Future tests of the program will involve an air-drop test of the prototype to test the vehicle's autonomous landing capabilities. While currently still in its research and development phase, the RLV-TD's future is certainly looking bright.
7. China are also getting in on the act with its Chongfu Shiyong Shiyan Hangtian Qi
And finally, even the Chinese are having a go at making a spaceplane, too. Called the Chongfu Shiyong Shiyan Hangtian Qi (CSSHQ), roughly translated as the "Reusable Experimental Spacecraft", this spaceplane marks China's first-ever foray into developing anything of the kind.
The prototype craft was successfully launched in September of 2020 from its launch site in the Gobi Desert in northwestern China, using a Long March-2F rocket.
CSSHQ was able to reach low-Earth orbit, deploy a satellite, and then return safely to Earth at an airbase at Lop Nur.
The Xinhua report provided no information about the exact launch time, landing location, or what technologies the spacecraft tested. However, it did reveal some tantalizing information on the craft and its mission:
"The reusable spacecraft successfully launched by my country at the Jiuquan Satellite Launch Center successfully returned to the scheduled landing site on September 6, after flying in orbit for 2 days."
The report added that "The successful flight marked the country’s important breakthrough in reusable spacecraft research and is expected to offer convenient and low-cost round-trip transport for the peaceful use of space."
Other than that, precious little is known about the craft beyond its similarity to America's X-37B. For this reason, experts have speculated that, like the X-37B, its development might have military ambitions rather than be purely scientific.
And that spaceplane enthusiast is all for today.

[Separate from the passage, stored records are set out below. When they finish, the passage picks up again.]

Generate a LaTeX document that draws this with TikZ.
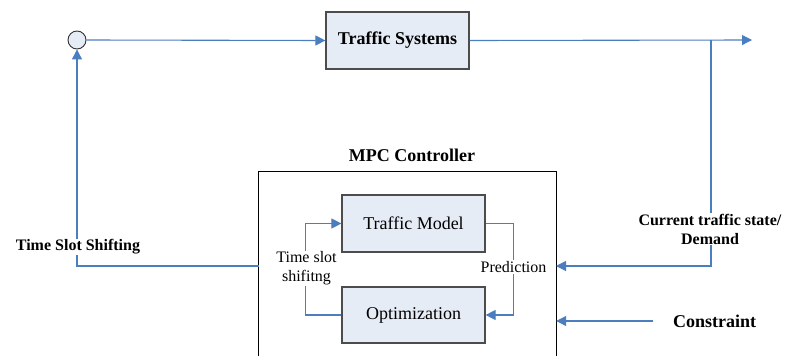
\documentclass[tikz,border=0pt]{standalone}
\usepackage{fontspec}
\setmainfont{Liberation Serif}[BoldFont={Liberation Serif Bold}]
\usetikzlibrary{arrows.meta}
\definecolor{boxfill}{HTML}{E6ECF6}
\definecolor{linkblue}{HTML}{4A7EBF}
\begin{document}
\begin{tikzpicture}[x=1pt,y=-1pt,
  blk/.style={draw=black!70,line width=1.2pt,fill=boxfill,minimum width=143pt,minimum height=57pt,inner sep=0pt},
  link/.style={draw=linkblue,line width=1.1pt},
  arr/.style={link,-{Triangle[length=10pt,width=10pt]}},
  lbl/.style={fill=white,inner sep=1pt,align=center},
  big/.style={font=\fontsize{18}{20}\selectfont},
  small/.style={font=\fontsize{16}{19}\selectfont}]
\useasboundingbox (0,0) rectangle (786,356);
% nodes
\node[circle,draw=black!80,line width=0.9pt,fill=boxfill,minimum size=18pt,inner sep=0pt] (sum) at (77,40) {};
\node[blk,big] (ts) at (397.5,40.5) {\textbf{Traffic Systems}};
\node[minimum width=297pt,minimum height=184pt,inner sep=0pt] (mpc) at (407.5,264) {};
\draw[black,line width=0.9pt] (mpc.south west) |- (mpc.north east) -- (mpc.south east);
\node[big] (mpclbl) at (412,155) {\textbf{MPC Controller}};
\node[blk,big] (tm) at (413.5,223.5) {Traffic Model};
\node[blk,big,minimum height=56pt] (opt) at (413.5,315) {Optimization};
\coordinate (out) at (752,40);
\coordinate (tap) at (711,40);
\coordinate (fbin) at (556,266);
\coordinate (fbout) at (259,266);
% connectors
\draw[arr] (sum.east) -- (ts.west);
\draw[arr] (ts.east) -- (out);
\draw[arr] (tap) |- (fbin);
\draw[arr] (fbout) -| (sum.south);
\draw[arr] (tm.east) -| ++(28,0) |- (opt.east);
\draw[arr] (opt.west) -| ++(-36,0) |- (tm.west);
\node[big] (con) at (714.5,321) {\textbf{Constraint}};
\draw[arr] ([xshift=-16pt]con.west) -- (con.west -| mpc.east);
% labels
\node[lbl,small] (cur) at (710,229) {\textbf{Current traffic state/}\\\textbf{Demand}};
\node[lbl,small] (pred) at (513.5,267) {Prediction};
\node[lbl,small] (tss) at (306.5,268.5) {Time slot\\shifitng};
\node[lbl,small] (fbl) at (78,247) {\textbf{Time Slot Shifting}};
\end{tikzpicture}
\end{document}
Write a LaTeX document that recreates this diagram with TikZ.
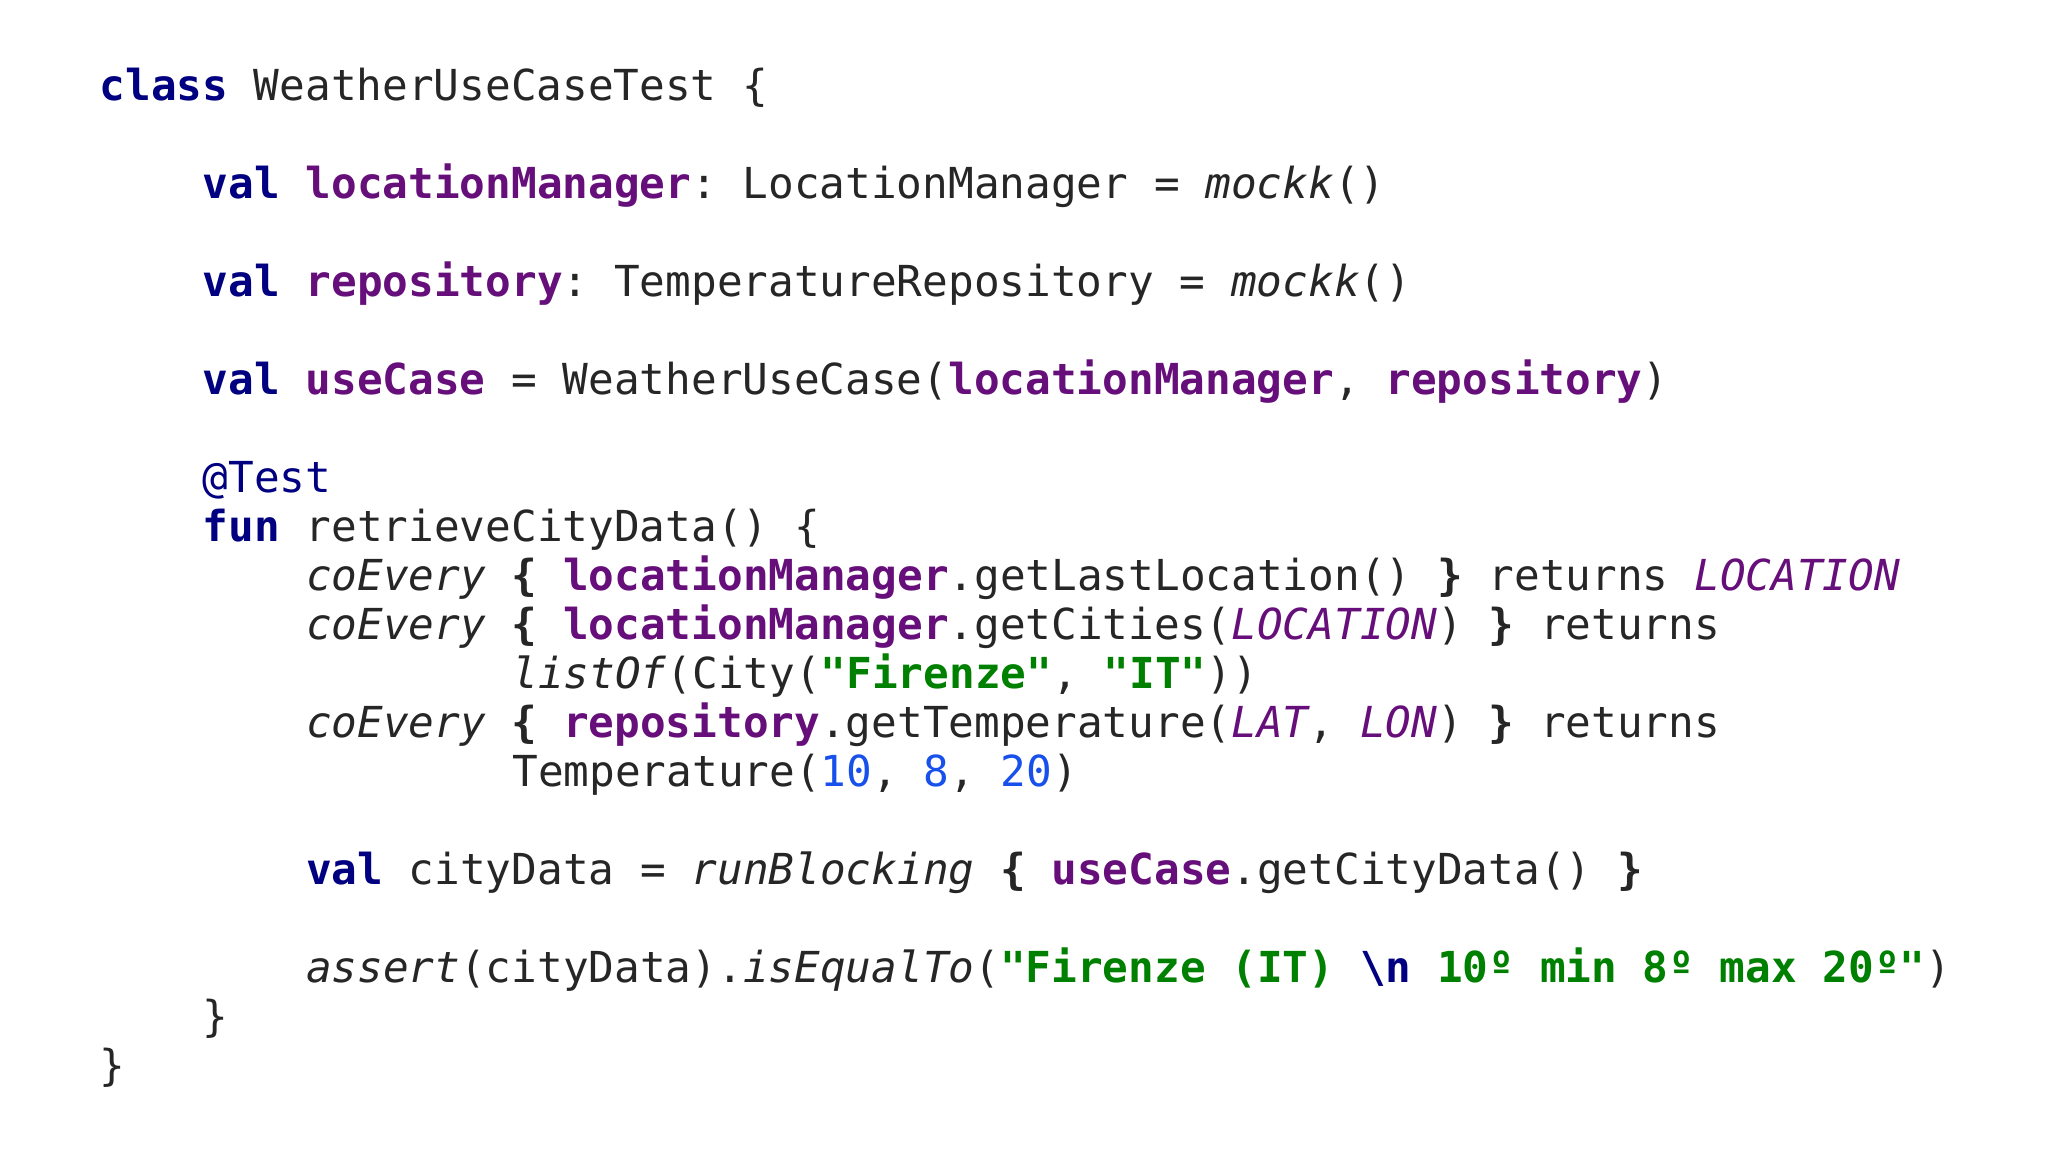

The development of spaceplanes has been something of an obsession over the last 50 years or so, but with pressure from the development of reusable rockets, a la SpaceX, is the fickle nature of funding slipping out of the fingers of spaceplanes?
While the benefits of true spaceplanes are not really in doubt, the technical challenges to make them a reality is likely to stifle their development for some time to come. Whatever the case, rockets are very wasteful and take time to prepare for launch.
If we are serious about making spaceflight a routine affair, then the development of spaceplanes will be an integral part of that. This is certainly a fascinating area of research to keep an eye on its future.